What to work on: Starting at the first line of the listing below, retype each line up to and including the one that contains "16, 18, 20]". Leave pictures out.

═══ Source material ═══

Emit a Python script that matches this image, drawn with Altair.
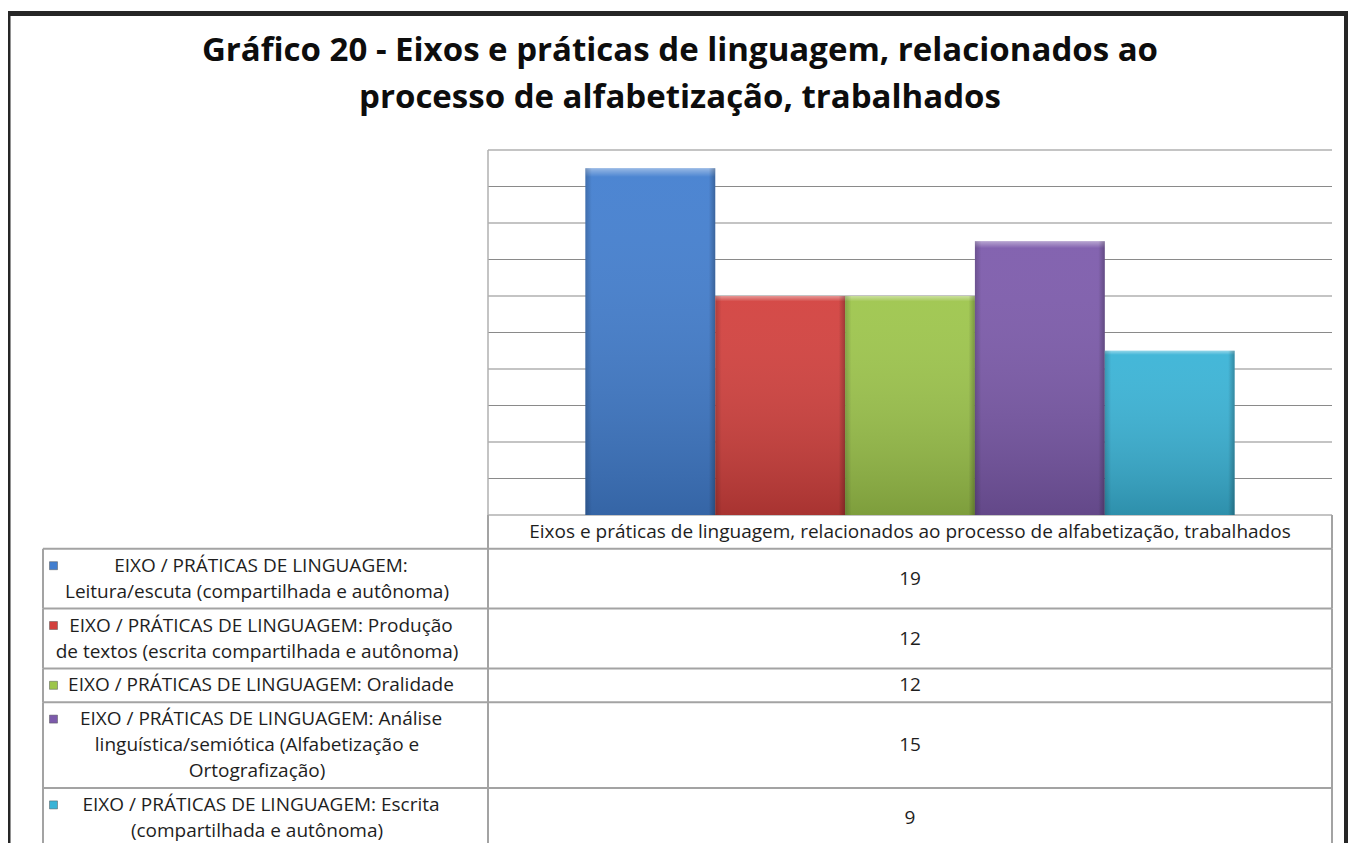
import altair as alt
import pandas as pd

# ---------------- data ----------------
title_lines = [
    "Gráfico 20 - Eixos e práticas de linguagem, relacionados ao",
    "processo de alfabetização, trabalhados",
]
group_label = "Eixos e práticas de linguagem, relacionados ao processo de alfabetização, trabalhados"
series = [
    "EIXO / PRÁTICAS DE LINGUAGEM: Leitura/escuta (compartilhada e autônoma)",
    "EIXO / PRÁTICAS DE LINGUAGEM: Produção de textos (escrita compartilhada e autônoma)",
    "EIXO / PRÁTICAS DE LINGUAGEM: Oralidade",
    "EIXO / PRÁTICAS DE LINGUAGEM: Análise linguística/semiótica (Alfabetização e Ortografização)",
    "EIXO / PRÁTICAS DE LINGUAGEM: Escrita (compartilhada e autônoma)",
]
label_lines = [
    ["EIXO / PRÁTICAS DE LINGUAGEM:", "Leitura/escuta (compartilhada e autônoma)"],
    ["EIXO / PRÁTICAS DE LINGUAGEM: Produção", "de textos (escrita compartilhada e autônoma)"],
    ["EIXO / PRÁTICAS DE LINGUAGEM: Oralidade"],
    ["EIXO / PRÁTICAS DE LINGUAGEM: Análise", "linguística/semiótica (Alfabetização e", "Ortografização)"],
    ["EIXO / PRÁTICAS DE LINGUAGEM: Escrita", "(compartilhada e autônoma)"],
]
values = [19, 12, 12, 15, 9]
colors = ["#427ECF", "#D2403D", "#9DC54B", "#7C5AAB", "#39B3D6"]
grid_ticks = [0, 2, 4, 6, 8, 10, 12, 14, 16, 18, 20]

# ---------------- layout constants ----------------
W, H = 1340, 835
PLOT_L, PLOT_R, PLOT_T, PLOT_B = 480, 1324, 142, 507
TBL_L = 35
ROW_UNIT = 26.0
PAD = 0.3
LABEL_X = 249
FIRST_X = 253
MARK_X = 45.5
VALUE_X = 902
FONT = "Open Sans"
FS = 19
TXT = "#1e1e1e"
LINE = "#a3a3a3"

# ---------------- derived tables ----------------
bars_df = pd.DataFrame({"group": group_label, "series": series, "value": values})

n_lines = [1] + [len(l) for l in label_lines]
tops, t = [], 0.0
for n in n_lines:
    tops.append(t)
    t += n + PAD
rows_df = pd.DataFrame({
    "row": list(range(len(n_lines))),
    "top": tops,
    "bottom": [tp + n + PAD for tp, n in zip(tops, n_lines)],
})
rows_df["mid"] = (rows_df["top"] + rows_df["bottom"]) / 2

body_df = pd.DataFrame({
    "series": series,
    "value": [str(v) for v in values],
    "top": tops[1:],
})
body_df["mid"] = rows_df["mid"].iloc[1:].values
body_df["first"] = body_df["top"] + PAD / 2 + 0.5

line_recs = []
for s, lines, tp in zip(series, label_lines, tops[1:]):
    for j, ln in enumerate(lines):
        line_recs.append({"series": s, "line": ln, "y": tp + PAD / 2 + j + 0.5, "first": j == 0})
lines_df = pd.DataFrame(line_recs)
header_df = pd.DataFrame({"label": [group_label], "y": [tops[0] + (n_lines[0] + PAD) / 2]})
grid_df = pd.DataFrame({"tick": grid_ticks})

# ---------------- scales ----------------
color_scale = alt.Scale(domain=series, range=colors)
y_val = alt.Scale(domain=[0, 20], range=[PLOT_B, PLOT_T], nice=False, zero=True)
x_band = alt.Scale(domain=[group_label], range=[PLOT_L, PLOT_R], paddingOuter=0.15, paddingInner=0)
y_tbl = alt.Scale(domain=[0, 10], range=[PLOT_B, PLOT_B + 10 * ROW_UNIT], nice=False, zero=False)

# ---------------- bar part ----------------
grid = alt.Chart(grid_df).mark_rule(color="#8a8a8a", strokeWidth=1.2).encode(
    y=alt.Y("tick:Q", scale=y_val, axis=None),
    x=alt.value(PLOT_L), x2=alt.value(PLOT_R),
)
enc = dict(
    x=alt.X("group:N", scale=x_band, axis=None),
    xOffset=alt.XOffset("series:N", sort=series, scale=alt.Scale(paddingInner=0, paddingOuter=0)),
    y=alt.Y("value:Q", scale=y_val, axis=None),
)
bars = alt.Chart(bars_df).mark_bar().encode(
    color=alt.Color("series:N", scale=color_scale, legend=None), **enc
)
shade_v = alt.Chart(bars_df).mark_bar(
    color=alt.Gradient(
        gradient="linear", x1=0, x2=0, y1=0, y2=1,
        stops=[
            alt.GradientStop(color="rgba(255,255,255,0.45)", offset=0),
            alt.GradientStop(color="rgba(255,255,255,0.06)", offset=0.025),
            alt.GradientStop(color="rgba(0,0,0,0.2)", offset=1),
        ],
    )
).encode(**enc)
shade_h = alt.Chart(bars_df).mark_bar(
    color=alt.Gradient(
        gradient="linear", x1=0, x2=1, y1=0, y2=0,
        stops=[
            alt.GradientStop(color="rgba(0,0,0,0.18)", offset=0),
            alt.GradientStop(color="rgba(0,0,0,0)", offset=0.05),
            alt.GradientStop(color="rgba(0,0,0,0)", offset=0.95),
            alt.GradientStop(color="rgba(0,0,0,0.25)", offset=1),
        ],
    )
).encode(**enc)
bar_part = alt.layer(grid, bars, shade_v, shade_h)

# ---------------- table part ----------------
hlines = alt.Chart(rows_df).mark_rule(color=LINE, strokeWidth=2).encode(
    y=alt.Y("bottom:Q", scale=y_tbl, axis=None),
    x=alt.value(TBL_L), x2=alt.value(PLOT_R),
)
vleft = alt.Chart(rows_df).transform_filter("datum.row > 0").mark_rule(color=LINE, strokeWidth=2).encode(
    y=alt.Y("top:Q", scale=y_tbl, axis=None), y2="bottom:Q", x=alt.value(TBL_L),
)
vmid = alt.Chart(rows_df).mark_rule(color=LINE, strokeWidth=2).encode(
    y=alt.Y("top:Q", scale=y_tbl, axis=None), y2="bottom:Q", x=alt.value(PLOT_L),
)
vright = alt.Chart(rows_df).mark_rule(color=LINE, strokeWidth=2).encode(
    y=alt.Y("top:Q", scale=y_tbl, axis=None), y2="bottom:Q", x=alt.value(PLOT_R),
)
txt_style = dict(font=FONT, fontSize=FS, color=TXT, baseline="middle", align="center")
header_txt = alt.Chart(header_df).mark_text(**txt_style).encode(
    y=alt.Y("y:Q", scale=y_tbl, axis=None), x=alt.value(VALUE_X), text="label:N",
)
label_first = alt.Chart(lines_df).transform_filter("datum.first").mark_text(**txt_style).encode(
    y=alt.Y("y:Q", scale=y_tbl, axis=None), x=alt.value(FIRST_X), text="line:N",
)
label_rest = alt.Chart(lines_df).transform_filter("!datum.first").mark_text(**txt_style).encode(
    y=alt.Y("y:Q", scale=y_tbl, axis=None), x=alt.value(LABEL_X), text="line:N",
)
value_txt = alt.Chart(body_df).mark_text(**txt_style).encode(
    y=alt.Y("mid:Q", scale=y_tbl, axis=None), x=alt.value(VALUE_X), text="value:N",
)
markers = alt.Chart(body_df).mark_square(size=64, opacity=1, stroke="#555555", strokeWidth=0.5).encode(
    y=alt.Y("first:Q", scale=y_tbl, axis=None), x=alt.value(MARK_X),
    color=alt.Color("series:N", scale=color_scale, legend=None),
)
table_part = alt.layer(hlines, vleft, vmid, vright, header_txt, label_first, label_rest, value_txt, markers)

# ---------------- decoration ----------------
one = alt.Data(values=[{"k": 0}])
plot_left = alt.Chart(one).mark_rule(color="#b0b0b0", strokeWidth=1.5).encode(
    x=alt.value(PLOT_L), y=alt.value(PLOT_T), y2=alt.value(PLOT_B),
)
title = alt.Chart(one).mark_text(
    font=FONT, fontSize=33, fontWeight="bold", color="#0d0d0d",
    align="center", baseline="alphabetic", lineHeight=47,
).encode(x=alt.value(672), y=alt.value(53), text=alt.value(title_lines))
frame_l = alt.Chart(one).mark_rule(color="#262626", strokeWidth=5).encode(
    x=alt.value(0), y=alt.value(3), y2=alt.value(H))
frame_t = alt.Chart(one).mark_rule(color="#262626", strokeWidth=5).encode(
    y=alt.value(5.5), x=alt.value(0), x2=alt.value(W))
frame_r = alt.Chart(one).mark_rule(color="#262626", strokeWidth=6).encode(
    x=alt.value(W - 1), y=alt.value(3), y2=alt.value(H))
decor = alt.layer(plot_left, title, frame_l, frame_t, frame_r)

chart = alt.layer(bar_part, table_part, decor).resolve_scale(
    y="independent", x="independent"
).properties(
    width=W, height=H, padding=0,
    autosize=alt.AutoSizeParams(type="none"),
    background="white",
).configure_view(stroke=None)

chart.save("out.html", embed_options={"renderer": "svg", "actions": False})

═══

Response to the task:
Emit a Python script that matches this image, drawn with Altair.
import altair as alt
import pandas as pd

# ---------------- data ----------------
title_lines = [
    "Gráfico 20 - Eixos e práticas de linguagem, relacionados ao",
    "processo de alfabetização, trabalhados",
]
group_label = "Eixos e práticas de linguagem, relacionados ao processo de alfabetização, trabalhados"
series = [
    "EIXO / PRÁTICAS DE LINGUAGEM: Leitura/escuta (compartilhada e autônoma)",
    "EIXO / PRÁTICAS DE LINGUAGEM: Produção de textos (escrita compartilhada e autônoma)",
    "EIXO / PRÁTICAS DE LINGUAGEM: Oralidade",
    "EIXO / PRÁTICAS DE LINGUAGEM: Análise linguística/semiótica (Alfabetização e Ortografização)",
    "EIXO / PRÁTICAS DE LINGUAGEM: Escrita (compartilhada e autônoma)",
]
label_lines = [
    ["EIXO / PRÁTICAS DE LINGUAGEM:", "Leitura/escuta (compartilhada e autônoma)"],
    ["EIXO / PRÁTICAS DE LINGUAGEM: Produção", "de textos (escrita compartilhada e autônoma)"],
    ["EIXO / PRÁTICAS DE LINGUAGEM: Oralidade"],
    ["EIXO / PRÁTICAS DE LINGUAGEM: Análise", "linguística/semiótica (Alfabetização e", "Ortografização)"],
    ["EIXO / PRÁTICAS DE LINGUAGEM: Escrita", "(compartilhada e autônoma)"],
]
values = [19, 12, 12, 15, 9]
colors = ["#427ECF", "#D2403D", "#9DC54B", "#7C5AAB", "#39B3D6"]
grid_ticks = [0, 2, 4, 6, 8, 10, 12, 14, 16, 18, 20]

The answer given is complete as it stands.